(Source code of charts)
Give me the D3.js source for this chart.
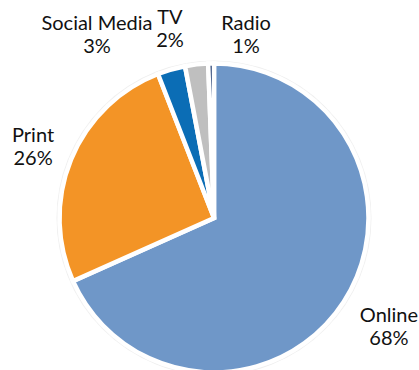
<!DOCTYPE html>
<html>
<head>
<meta charset="utf-8">
<script src="https://cdn.jsdelivr.net/npm/d3@7"></script>
<style>
  body { margin: 0; background: #fff; }
  text { font-family: Lato, "Open Sans", sans-serif; }
</style>
</head>
<body>
<div id="chart"></div>
<script>
const categories = ["Online", "Print", "Social Media", "TV", "Radio"];
const shares = [68.3, 25.8, 2.9, 2.4, 0.6];
const percentLabels = ["68%", "26%", "3%", "2%", "1%"];

const width = 419;
const height = 370;
const cx = 214, cy = 218;
const radius = 154.5;

const colors = d3.scaleOrdinal()
    .domain(categories)
    .range(["#6f97c8", "#f39426", "#0b6db5", "#bfbfbf", "#1f3a6e"]);

// nudges so the labels land where the original put them
const labelNudge = {
    "Online": [15.5, 0.4],
    "Print": [-5.2, -4.1],
    "Social Media": [-64.6, -5.4],
    "TV": [-22.6, -5.2],
    "Radio": [35.6, 2]
};

const data = categories.map((c, i) => ({ name: c, value: shares[i], label: percentLabels[i] }));

const svg = d3.select("#chart")
    .append("svg")
    .attr("width", width)
    .attr("height", height);

const g = svg.append("g")
    .attr("transform", "translate(" + cx + "," + cy + ")");

// faint halo around the pie
g.append("circle")
    .attr("r", radius + 1.5)
    .attr("fill", "none")
    .attr("stroke", "#efefef")
    .attr("stroke-width", 3);

const pie = d3.pie()
    .sort(null)
    .value(d => d.value);

const arc = d3.arc()
    .innerRadius(0)
    .outerRadius(radius);

const labelArc = d3.arc()
    .innerRadius(190)
    .outerRadius(190);

const arcs = pie(data);

g.selectAll("path")
    .data(arcs)
    .enter()
    .append("path")
    .attr("d", arc)
    .attr("fill", d => colors(d.data.name))
    .attr("stroke", "#fff")
    .attr("stroke-width", 4.5)
    .attr("stroke-linejoin", "miter");

const labels = g.selectAll(".label")
    .data(arcs)
    .enter()
    .append("text")
    .attr("class", "label")
    .attr("text-anchor", "middle")
    .attr("font-size", 20)
    .attr("fill", "#111")
    .attr("transform", d => {
        const c = labelArc.centroid(d);
        const n = labelNudge[d.data.name];
        return "translate(" + (c[0] + n[0]) + "," + (c[1] + n[1]) + ")";
    });

labels.append("tspan")
    .attr("x", 0)
    .attr("y", 0)
    .text(d => d.data.name);

labels.append("tspan")
    .attr("x", 0)
    .attr("y", 23)
    .text(d => d.data.label);
</script>
</body>
</html>
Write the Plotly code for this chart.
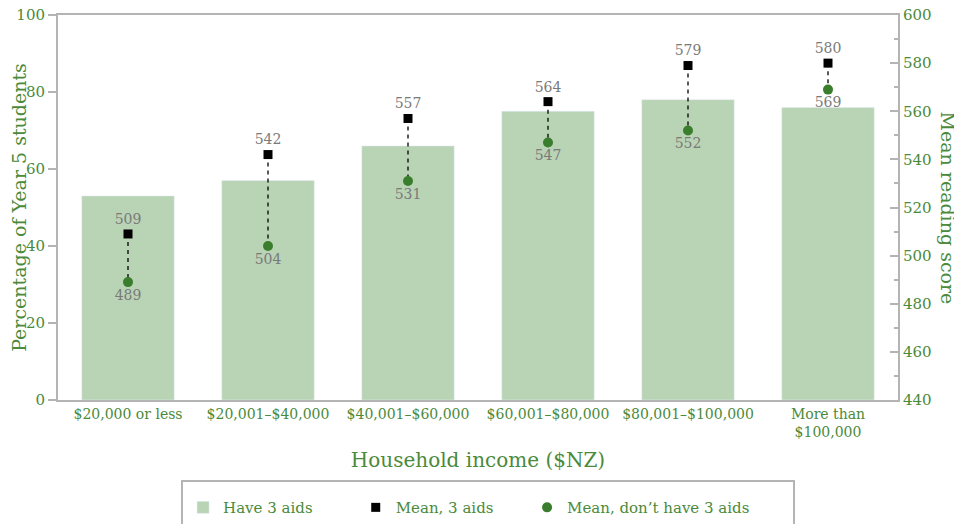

■ **Exercise prompt**: Gather up every line from the listing above in which the word "this" occurs.

■ **Written reply**:
Give me the D3.js source for this chart.
Write the Plotly code for this chart.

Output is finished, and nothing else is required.